### Goal of the exercise
Return the entries verbatim and drop every picture.
------------------------------------------------------------
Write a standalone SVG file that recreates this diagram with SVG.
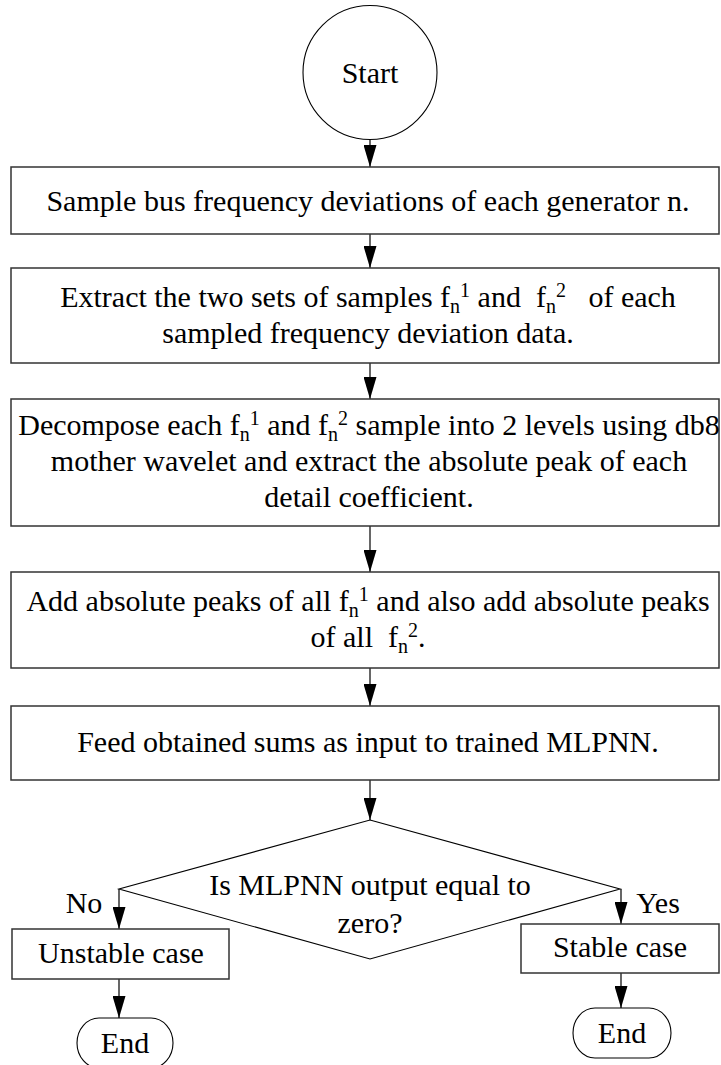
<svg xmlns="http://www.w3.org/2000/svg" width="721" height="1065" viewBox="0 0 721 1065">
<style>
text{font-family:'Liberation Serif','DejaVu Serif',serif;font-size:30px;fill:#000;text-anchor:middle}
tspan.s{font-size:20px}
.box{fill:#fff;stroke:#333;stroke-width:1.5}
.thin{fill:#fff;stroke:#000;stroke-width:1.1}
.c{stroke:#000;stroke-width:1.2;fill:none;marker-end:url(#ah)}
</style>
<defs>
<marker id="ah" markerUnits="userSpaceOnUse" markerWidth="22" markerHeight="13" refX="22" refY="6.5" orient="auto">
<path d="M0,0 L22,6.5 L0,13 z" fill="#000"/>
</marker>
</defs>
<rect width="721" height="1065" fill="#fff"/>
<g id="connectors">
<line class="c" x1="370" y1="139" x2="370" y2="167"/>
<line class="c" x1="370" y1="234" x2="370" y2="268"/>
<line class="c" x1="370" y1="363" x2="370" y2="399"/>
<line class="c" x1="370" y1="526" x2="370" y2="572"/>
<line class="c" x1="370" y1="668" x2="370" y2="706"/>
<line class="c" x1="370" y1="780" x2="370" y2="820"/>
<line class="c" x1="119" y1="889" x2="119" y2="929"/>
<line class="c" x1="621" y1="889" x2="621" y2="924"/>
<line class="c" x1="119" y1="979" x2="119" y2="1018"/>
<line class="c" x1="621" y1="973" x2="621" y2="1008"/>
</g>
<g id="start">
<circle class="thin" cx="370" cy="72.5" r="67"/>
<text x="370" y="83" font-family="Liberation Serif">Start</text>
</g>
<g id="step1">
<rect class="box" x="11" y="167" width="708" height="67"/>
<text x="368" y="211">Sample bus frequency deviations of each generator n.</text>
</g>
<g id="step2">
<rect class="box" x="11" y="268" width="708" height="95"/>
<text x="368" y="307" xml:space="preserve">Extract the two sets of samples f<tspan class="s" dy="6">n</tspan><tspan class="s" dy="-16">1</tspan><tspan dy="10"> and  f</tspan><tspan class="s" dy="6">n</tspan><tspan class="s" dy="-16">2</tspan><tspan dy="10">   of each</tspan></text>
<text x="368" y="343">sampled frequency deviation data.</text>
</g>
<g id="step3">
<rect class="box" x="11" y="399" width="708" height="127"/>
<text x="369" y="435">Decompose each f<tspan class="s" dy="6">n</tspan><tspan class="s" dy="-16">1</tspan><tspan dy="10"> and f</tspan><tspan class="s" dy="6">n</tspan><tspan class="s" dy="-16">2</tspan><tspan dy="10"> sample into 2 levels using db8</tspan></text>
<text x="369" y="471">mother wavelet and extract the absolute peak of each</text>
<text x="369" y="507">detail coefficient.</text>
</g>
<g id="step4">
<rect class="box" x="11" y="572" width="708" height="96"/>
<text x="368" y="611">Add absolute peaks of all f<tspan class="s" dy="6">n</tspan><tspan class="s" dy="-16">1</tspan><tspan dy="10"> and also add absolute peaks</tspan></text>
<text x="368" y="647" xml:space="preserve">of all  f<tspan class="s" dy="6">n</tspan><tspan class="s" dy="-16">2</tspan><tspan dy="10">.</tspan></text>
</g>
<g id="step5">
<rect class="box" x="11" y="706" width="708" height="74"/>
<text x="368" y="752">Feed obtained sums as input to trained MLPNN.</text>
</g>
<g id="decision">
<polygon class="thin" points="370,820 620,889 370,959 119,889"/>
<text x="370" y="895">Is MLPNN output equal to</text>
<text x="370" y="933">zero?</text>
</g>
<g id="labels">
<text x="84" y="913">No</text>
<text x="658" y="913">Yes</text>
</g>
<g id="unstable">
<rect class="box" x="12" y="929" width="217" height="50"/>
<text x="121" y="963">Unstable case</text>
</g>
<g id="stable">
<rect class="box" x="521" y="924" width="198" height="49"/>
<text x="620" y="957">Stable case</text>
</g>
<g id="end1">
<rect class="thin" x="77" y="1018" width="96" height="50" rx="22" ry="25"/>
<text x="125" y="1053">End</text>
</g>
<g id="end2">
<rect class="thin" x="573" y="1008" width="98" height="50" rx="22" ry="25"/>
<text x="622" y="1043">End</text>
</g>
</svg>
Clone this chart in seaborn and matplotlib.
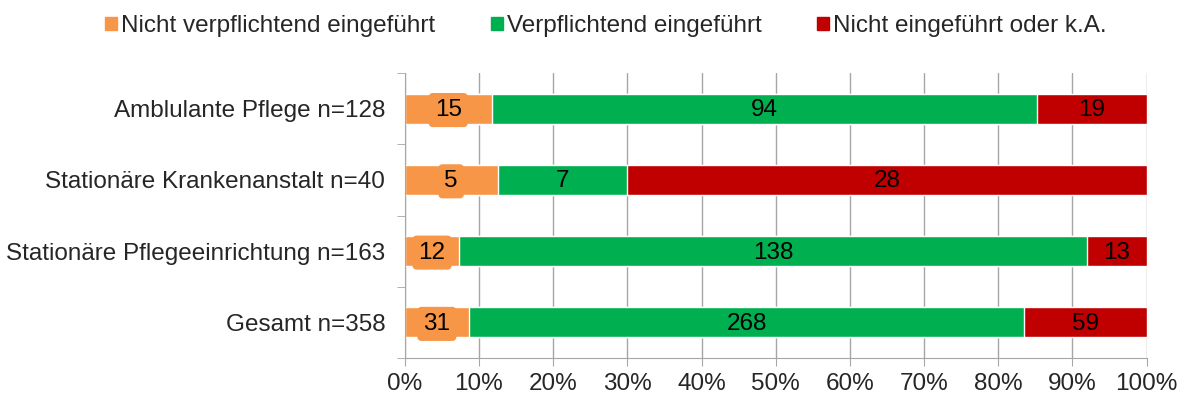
------------------------------------------------------------
### Solution to this problem
Write a standalone SVG file that recreates this diagram with SVG.
<svg xmlns="http://www.w3.org/2000/svg" width="721" height="1065" viewBox="0 0 721 1065">
<style>
text{font-family:'Liberation Serif','DejaVu Serif',serif;font-size:30px;fill:#000;text-anchor:middle}
tspan.s{font-size:20px}
.box{fill:#fff;stroke:#333;stroke-width:1.5}
.thin{fill:#fff;stroke:#000;stroke-width:1.1}
.c{stroke:#000;stroke-width:1.2;fill:none;marker-end:url(#ah)}
</style>
<defs>
<marker id="ah" markerUnits="userSpaceOnUse" markerWidth="22" markerHeight="13" refX="22" refY="6.5" orient="auto">
<path d="M0,0 L22,6.5 L0,13 z" fill="#000"/>
</marker>
</defs>
<rect width="721" height="1065" fill="#fff"/>
<g id="connectors">
<line class="c" x1="370" y1="139" x2="370" y2="167"/>
<line class="c" x1="370" y1="234" x2="370" y2="268"/>
<line class="c" x1="370" y1="363" x2="370" y2="399"/>
<line class="c" x1="370" y1="526" x2="370" y2="572"/>
<line class="c" x1="370" y1="668" x2="370" y2="706"/>
<line class="c" x1="370" y1="780" x2="370" y2="820"/>
<line class="c" x1="119" y1="889" x2="119" y2="929"/>
<line class="c" x1="621" y1="889" x2="621" y2="924"/>
<line class="c" x1="119" y1="979" x2="119" y2="1018"/>
<line class="c" x1="621" y1="973" x2="621" y2="1008"/>
</g>
<g id="start">
<circle class="thin" cx="370" cy="72.5" r="67"/>
<text x="370" y="83" font-family="Liberation Serif">Start</text>
</g>
<g id="step1">
<rect class="box" x="11" y="167" width="708" height="67"/>
<text x="368" y="211">Sample bus frequency deviations of each generator n.</text>
</g>
<g id="step2">
<rect class="box" x="11" y="268" width="708" height="95"/>
<text x="368" y="307" xml:space="preserve">Extract the two sets of samples f<tspan class="s" dy="6">n</tspan><tspan class="s" dy="-16">1</tspan><tspan dy="10"> and  f</tspan><tspan class="s" dy="6">n</tspan><tspan class="s" dy="-16">2</tspan><tspan dy="10">   of each</tspan></text>
<text x="368" y="343">sampled frequency deviation data.</text>
</g>
<g id="step3">
<rect class="box" x="11" y="399" width="708" height="127"/>
<text x="369" y="435">Decompose each f<tspan class="s" dy="6">n</tspan><tspan class="s" dy="-16">1</tspan><tspan dy="10"> and f</tspan><tspan class="s" dy="6">n</tspan><tspan class="s" dy="-16">2</tspan><tspan dy="10"> sample into 2 levels using db8</tspan></text>
<text x="369" y="471">mother wavelet and extract the absolute peak of each</text>
<text x="369" y="507">detail coefficient.</text>
</g>
<g id="step4">
<rect class="box" x="11" y="572" width="708" height="96"/>
<text x="368" y="611">Add absolute peaks of all f<tspan class="s" dy="6">n</tspan><tspan class="s" dy="-16">1</tspan><tspan dy="10"> and also add absolute peaks</tspan></text>
<text x="368" y="647" xml:space="preserve">of all  f<tspan class="s" dy="6">n</tspan><tspan class="s" dy="-16">2</tspan><tspan dy="10">.</tspan></text>
</g>
<g id="step5">
<rect class="box" x="11" y="706" width="708" height="74"/>
<text x="368" y="752">Feed obtained sums as input to trained MLPNN.</text>
</g>
<g id="decision">
<polygon class="thin" points="370,820 620,889 370,959 119,889"/>
<text x="370" y="895">Is MLPNN output equal to</text>
<text x="370" y="933">zero?</text>
</g>
<g id="labels">
<text x="84" y="913">No</text>
<text x="658" y="913">Yes</text>
</g>
<g id="unstable">
<rect class="box" x="12" y="929" width="217" height="50"/>
<text x="121" y="963">Unstable case</text>
</g>
<g id="stable">
<rect class="box" x="521" y="924" width="198" height="49"/>
<text x="620" y="957">Stable case</text>
</g>
<g id="end1">
<rect class="thin" x="77" y="1018" width="96" height="50" rx="22" ry="25"/>
<text x="125" y="1053">End</text>
</g>
<g id="end2">
<rect class="thin" x="573" y="1008" width="98" height="50" rx="22" ry="25"/>
<text x="622" y="1043">End</text>
</g>
</svg>
Clone this chart in seaborn and matplotlib.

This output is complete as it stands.